Start your ultra-rare scotch hunt with these distilleries

Whiskies from these “anonymous” distilleries are often found under many different IB labels (or in Diageo’s Flora & Fauna line, which offers single malt bottlings from a variety of the company’s own distilleries). When searching for these rare gems, be sure to look for the distillery name, rather than a specific bottler or brand.

  • Benrinnes
    Round and mouth-filling, this whisky gets its meaty richness from production quirks, like the use of worm tubs—old-school condensers that consist of a simple pipe twisting through a vat of cold water. The low level of copper contact creates a heavier, more sulfury whisky, ideal for maturing in expressive sherry casks and for extended periods. Parent company Diageo offers a 15-year-old expression in its Flora & Fauna line in the U.K.; beyond that, look for bottlings from Signatory and Single Cask Nation.
  • Dailuaine
    Once the largest distillery in Speyside, this workhorse turns out a weighty malt that’s often deeply fruity, thanks to a longer-than-average fermentation of 75 hours. Much of it goes into Johnnie Walker, but the occasional Flora & Fauna bottling and IB offerings pop up every once in a while.
  • Glenburgie
    One of the core malts in the Ballantine’s blend, a 15-year-old expression of Glenburgie was released by its parent company, Chivas Brothers, a few years ago, though it never made it to American shores. You’re better off looking for a bottling from Gordon & MacPhail, the most likely IB to have stock of this fragrant, grassy single malt.
  • Glenlossie
    A paragon of balance between delicate structure and oily body, Glenlossie gets its unique nature from its purifiers—pipes on the neck of the stills that redirect heavy alcohols back into the pot to be redistilled. It’s almost impossible to find (outside of an infrequently released Flora & Fauna 10-year-old), but rewarding when finally tasted; look for floral and spice notes, with bright citrus oil.
  • Inchgower
    Fans of Clynelish (another lesser-known, but easier-to-find single malt) will love Inchgower’s similar waxy, maritime character, which often takes on a pronounced salinity. The malt plays a major role in the Bell’s blend, alongside Blair Athol—yet another delicious rarity to seek out. Inchgower has popped up in Diageo’s annual Special Releases in the past, and it occasionally surfaces in the Flora & Fauna series.
  • Imperial
    Perhaps it’s unfair to list a whisky from a closed distillery, but it’s impossible to resist one recommendation: the gloriously bright, ethereal single malt of Imperial, closed in the 1980s and demolished a decade ago. There seem to be plenty of Imperial casks left, and insider speculation hints that many of them are now in the hands of Sukhinder Singh, former owner of the Whisky Exchange and founder of Elixir Distillers. Elixir is the parent company of the Single Malts of Scotland IB brand—a good bet for future bottlings.
  • Linkwood
    This delicately fresh whisky gets its intense fragrance from long fermentations and extra copper contact during distillation. Likely the easiest to find of the whiskies on this list, it’s most often available from Signatory and Gordon & MacPhail, and it occasionally surfaces among other bottlers, as well as in Diageo’s Flora & Fauna line.

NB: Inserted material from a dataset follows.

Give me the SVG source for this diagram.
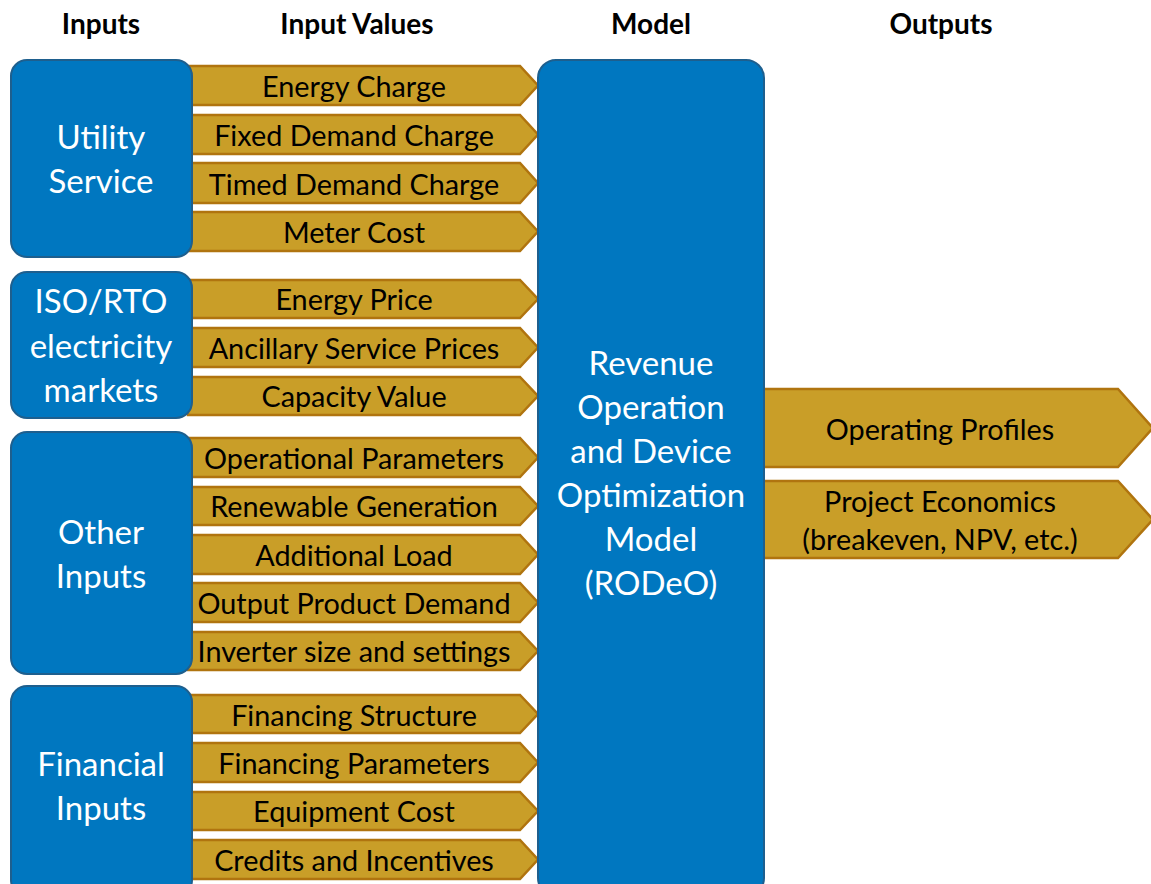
<svg xmlns="http://www.w3.org/2000/svg" width="1151" height="884" viewBox="0 0 1151 884">
<style>
.hdr{font-family:Lato,"Open Sans","Liberation Sans",sans-serif;font-weight:bold;font-size:28px;fill:#000;text-anchor:middle}
.box{fill:#0077C0;stroke:#1E5F8E;stroke-width:2}
.bl{font-family:Lato,"Open Sans","Liberation Sans",sans-serif;font-size:33px;fill:#fff;text-anchor:middle}
.arr{fill:#C99E28;stroke:#B0740F;stroke-width:2.5;stroke-linejoin:miter}
.al{font-family:Lato,"Open Sans","Liberation Sans",sans-serif;font-size:28.8px;fill:#000;text-anchor:middle}
</style>
<rect width="1151" height="884" fill="#fff"/>
<g id="headers">
<text class="hdr" x="101" y="34">Inputs</text>
<text class="hdr" x="357" y="34">Input Values</text>
<text class="hdr" x="651" y="34">Model</text>
<text class="hdr" x="941" y="34">Outputs</text>
</g>
<g id="connectors">
<g id="in-energy-charge"><polygon class="arr" points="188,66 520,66 538,85.5 520,105 188,105"/><text class="al" x="354" y="97">Energy Charge</text></g>
<g id="in-fixed-demand"><polygon class="arr" points="188,115 520,115 538,134.5 520,154 188,154"/><text class="al" x="354" y="146">Fixed Demand Charge</text></g>
<g id="in-timed-demand"><polygon class="arr" points="188,163 520,163 538,183 520,203 188,203"/><text class="al" x="354" y="195">Timed Demand Charge</text></g>
<g id="in-meter-cost"><polygon class="arr" points="188,212 520,212 538,231.5 520,251 188,251"/><text class="al" x="354" y="243">Meter Cost</text></g>
<g id="in-energy-price"><polygon class="arr" points="188,280 520,280 538,299 520,318 188,318"/><text class="al" x="354" y="310">Energy Price</text></g>
<g id="in-ancillary"><polygon class="arr" points="188,328 520,328 538,347.5 520,367 188,367"/><text class="al" x="354" y="359">Ancillary Service Prices</text></g>
<g id="in-capacity"><polygon class="arr" points="188,377 520,377 538,396 520,415 188,415"/><text class="al" x="354" y="407">Capacity Value</text></g>
<g id="in-operational"><polygon class="arr" points="188,438 520,438 538,457.5 520,477 188,477"/><text class="al" x="354" y="469">Operational Parameters</text></g>
<g id="in-renewable"><polygon class="arr" points="188,487 520,487 538,506 520,525 188,525"/><text class="al" x="354" y="517">Renewable Generation</text></g>
<g id="in-additional-load"><polygon class="arr" points="188,535 520,535 538,554.5 520,574 188,574"/><text class="al" x="354" y="566">Additional Load</text></g>
<g id="in-output-demand"><polygon class="arr" points="188,583 520,583 538,602.5 520,622 188,622"/><text class="al" x="354" y="614">Output Product Demand</text></g>
<g id="in-inverter"><polygon class="arr" points="188,632 520,632 538,651 520,670 188,670"/><text class="al" x="354" y="662">Inverter size and settings</text></g>
<g id="in-fin-structure"><polygon class="arr" points="188,695 520,695 538,714 520,733 188,733"/><text class="al" x="354" y="726">Financing Structure</text></g>
<g id="in-fin-params"><polygon class="arr" points="188,743 520,743 538,762.5 520,782 188,782"/><text class="al" x="354" y="774">Financing Parameters</text></g>
<g id="in-equipment"><polygon class="arr" points="188,792 520,792 538,811 520,830 188,830"/><text class="al" x="354" y="822">Equipment Cost</text></g>
<g id="in-credits"><polygon class="arr" points="188,840 520,840 538,859.5 520,879 188,879"/><text class="al" x="354" y="871">Credits and Incentives</text></g>
<g id="out-operating"><polygon class="arr" points="762,389 1118,389 1153,428 1118,467 762,467"/><text class="al" x="940" y="440">Operating Profiles</text></g>
<g id="out-economics"><polygon class="arr" points="762,481 1118,481 1153,519.5 1118,558 762,558"/><text class="al" x="940" y="512">Project Economics</text><text class="al" x="940" y="550">(breakeven, NPV, etc.)</text></g>
</g>
<g id="utility-service"><rect class="box" x="11" y="60" width="181" height="197" rx="16"/><text class="bl" x="101" y="149">Utility</text><text class="bl" x="101" y="193">Service</text></g>
<g id="iso-rto"><rect class="box" x="11" y="272" width="181" height="146" rx="16"/><text class="bl" x="101" y="313">ISO/RTO</text><text class="bl" x="101" y="358">electricity</text><text class="bl" x="101" y="402">markets</text></g>
<g id="other-inputs"><rect class="box" x="11" y="432" width="181" height="242" rx="16"/><text class="bl" x="101" y="544">Other</text><text class="bl" x="101" y="588">Inputs</text></g>
<g id="financial-inputs"><rect class="box" x="11" y="686" width="181" height="210" rx="16"/><text class="bl" x="101" y="776">Financial</text><text class="bl" x="101" y="820">Inputs</text></g>
<g id="rodeo"><rect class="box" x="538" y="60" width="226" height="836" rx="18"/>
<text class="bl" x="651" y="375">Revenue</text><text class="bl" x="651" y="419">Operation</text><text class="bl" x="651" y="463">and Device</text><text class="bl" x="651" y="507">Optimization</text><text class="bl" x="651" y="551">Model</text><text class="bl" x="651" y="595">(RODeO)</text></g>
</svg>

  • Kininvie (the one you’ll never find)
    Speyside sibling distilleries Balvenie and Glenfiddich are the golden children that divert most attention away from the family’s black sheep: Kininvie. Housed in a glorified shed, the little-known distillery provides malt for Monkey Shoulder and other William Grant & Sons blends. But on just a few occasions, in highly limited quantities (we’re talking single casks), Kininvie has been bottled on its own. Good luck tracking it down—and if you do, let us know what you think.